Short problem:
Take the lines of the data below from the very first through the line containing "const width = 1083, height = 488;" and output them exactly, pictures excluded.

Raw data:

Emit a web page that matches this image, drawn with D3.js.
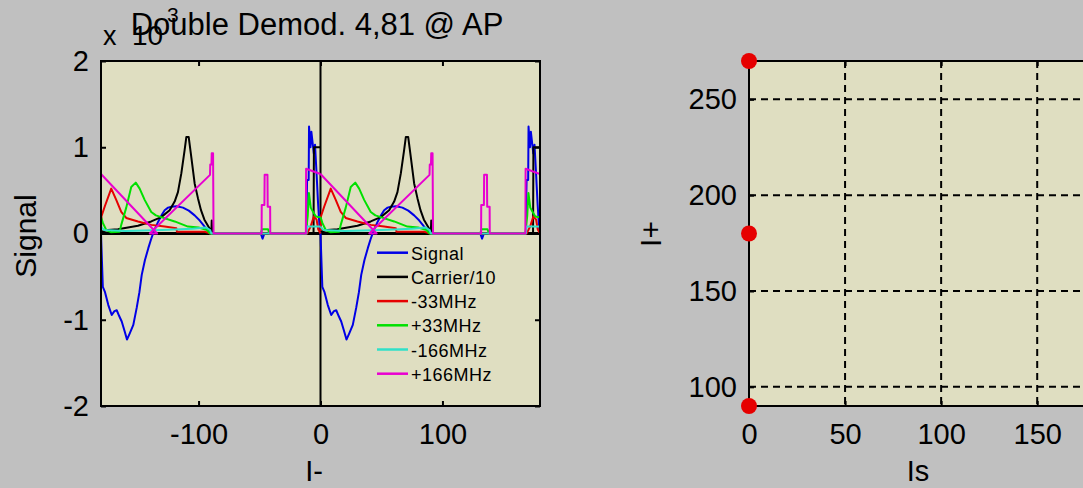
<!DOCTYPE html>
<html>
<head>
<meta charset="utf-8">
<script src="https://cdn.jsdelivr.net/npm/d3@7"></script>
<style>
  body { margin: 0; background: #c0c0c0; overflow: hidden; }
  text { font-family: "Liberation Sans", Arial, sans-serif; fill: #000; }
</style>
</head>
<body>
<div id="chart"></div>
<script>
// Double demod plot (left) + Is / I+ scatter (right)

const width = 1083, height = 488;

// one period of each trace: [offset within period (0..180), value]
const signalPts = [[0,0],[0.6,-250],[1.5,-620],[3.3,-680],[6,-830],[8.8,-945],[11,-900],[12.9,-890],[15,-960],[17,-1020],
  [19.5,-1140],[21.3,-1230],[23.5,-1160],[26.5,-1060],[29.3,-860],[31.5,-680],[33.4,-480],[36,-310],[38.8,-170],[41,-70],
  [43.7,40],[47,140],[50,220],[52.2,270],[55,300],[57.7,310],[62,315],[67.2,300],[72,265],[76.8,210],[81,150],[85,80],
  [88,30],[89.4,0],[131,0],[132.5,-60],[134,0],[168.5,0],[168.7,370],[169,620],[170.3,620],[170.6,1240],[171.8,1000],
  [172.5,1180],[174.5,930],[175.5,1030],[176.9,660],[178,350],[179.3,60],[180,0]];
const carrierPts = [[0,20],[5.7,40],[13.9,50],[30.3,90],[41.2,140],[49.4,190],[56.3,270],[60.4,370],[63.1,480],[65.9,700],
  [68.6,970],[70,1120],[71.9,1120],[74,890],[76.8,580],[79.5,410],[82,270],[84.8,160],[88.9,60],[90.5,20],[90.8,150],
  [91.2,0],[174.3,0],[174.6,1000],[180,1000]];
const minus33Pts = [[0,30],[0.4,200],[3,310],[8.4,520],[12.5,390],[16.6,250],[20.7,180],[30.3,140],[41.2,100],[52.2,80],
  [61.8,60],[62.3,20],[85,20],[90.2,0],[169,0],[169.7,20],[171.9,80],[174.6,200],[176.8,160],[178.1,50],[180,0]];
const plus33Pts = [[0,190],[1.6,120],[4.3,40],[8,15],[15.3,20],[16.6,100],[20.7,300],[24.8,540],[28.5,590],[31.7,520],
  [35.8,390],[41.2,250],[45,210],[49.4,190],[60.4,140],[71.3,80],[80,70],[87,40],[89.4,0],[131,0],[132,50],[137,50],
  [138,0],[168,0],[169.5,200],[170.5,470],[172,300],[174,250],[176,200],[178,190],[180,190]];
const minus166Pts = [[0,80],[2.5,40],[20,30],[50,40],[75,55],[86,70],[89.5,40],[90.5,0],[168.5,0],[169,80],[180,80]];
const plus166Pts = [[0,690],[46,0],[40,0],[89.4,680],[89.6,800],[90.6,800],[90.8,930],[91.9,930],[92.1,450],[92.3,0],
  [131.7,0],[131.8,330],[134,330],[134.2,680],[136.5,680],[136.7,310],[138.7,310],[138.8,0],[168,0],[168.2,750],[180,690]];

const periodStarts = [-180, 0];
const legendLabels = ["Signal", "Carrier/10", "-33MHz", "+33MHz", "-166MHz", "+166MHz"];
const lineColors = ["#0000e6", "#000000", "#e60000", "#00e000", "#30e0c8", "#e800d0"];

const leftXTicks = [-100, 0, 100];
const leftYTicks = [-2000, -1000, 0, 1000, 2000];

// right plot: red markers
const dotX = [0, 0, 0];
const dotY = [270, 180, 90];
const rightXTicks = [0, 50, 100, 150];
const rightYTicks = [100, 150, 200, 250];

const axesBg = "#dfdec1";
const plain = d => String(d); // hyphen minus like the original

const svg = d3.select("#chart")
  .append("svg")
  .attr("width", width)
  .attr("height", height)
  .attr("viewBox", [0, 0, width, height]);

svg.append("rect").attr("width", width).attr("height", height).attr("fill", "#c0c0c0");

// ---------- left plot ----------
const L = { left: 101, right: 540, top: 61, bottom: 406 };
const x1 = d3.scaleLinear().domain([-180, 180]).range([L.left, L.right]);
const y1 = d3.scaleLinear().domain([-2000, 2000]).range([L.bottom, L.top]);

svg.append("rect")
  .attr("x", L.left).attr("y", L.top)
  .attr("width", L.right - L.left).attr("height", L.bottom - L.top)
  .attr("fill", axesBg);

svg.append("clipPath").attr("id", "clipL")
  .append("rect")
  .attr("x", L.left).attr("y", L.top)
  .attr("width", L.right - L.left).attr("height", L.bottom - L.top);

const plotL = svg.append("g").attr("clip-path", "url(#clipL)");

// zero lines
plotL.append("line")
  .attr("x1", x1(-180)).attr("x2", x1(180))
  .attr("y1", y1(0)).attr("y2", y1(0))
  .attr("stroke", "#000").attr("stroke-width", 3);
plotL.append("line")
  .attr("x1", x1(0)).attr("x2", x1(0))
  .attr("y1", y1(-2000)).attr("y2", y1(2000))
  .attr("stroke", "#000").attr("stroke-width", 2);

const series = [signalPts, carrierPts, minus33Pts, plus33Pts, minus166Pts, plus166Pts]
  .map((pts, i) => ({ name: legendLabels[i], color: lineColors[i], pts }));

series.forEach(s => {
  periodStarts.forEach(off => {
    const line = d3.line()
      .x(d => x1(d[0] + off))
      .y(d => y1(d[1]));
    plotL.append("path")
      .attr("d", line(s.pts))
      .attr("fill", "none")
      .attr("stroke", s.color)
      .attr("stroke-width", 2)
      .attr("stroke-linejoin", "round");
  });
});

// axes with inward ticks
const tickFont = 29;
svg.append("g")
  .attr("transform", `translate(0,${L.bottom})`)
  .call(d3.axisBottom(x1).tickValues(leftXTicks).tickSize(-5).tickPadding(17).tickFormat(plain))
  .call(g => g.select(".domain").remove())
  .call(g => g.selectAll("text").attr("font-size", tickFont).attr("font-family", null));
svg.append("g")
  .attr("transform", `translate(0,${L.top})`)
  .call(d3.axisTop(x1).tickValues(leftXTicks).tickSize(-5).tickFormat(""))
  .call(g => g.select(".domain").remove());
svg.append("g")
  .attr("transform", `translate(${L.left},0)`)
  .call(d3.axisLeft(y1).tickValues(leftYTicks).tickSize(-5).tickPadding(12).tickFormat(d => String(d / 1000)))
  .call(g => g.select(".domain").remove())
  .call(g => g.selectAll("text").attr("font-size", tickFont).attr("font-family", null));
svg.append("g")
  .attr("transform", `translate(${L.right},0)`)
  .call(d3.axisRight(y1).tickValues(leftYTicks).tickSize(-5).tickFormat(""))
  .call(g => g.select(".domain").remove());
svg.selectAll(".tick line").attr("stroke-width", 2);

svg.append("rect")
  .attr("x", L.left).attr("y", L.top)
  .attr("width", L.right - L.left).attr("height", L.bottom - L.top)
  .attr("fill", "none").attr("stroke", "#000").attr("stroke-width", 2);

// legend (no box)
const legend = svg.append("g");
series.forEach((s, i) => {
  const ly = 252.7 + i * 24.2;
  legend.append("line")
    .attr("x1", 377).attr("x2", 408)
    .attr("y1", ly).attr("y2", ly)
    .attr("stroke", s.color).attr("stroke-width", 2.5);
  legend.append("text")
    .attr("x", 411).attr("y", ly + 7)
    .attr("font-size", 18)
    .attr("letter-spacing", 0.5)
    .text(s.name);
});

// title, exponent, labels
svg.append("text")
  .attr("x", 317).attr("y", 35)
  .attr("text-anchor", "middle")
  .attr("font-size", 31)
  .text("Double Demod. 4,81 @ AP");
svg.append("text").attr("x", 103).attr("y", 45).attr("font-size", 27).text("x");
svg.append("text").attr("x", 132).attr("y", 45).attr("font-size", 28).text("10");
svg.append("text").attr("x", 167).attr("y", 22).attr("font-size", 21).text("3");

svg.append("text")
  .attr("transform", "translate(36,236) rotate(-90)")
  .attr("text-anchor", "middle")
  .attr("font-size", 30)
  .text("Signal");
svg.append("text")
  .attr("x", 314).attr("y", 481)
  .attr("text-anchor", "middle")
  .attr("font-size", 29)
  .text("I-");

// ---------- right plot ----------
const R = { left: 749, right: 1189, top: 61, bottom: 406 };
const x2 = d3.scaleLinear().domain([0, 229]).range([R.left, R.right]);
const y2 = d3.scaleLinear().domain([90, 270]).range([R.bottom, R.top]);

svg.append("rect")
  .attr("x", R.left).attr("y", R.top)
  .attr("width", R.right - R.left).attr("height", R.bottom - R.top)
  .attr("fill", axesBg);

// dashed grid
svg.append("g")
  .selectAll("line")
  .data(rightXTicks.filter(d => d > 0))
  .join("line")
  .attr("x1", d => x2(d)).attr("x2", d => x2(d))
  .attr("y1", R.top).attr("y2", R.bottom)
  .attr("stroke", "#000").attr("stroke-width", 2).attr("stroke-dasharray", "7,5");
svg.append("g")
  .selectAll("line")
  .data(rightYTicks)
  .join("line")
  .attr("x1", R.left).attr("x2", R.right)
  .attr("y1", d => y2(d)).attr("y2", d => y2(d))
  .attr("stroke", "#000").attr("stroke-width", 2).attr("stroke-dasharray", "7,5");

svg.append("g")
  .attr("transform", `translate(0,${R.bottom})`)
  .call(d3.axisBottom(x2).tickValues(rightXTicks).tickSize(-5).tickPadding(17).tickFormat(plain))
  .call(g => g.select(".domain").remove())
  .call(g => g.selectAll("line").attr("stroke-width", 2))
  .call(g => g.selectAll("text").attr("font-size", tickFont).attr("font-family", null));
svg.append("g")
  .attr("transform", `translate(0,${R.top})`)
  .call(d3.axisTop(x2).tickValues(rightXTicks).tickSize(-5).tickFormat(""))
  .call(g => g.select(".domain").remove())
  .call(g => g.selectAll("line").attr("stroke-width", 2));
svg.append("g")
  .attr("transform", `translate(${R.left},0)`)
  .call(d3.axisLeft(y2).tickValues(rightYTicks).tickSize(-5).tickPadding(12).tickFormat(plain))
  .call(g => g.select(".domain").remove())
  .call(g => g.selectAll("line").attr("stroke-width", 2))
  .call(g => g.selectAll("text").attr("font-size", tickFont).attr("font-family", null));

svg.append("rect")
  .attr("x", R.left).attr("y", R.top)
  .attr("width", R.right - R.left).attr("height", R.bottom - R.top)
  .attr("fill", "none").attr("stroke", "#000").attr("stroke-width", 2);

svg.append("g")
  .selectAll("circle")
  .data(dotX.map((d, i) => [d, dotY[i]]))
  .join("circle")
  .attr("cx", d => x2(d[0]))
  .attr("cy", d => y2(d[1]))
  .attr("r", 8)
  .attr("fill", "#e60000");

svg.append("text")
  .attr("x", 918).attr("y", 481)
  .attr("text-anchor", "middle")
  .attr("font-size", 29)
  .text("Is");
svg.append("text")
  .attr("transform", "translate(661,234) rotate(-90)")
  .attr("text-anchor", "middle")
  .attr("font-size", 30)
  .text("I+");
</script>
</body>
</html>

Task result:
Emit a web page that matches this image, drawn with D3.js.
<!DOCTYPE html>
<html>
<head>
<meta charset="utf-8">
<script src="https://cdn.jsdelivr.net/npm/d3@7"></script>
<style>
  body { margin: 0; background: #c0c0c0; overflow: hidden; }
  text { font-family: "Liberation Sans", Arial, sans-serif; fill: #000; }
</style>
</head>
<body>
<div id="chart"></div>
<script>
// Double demod plot (left) + Is / I+ scatter (right)

const width = 1083, height = 488;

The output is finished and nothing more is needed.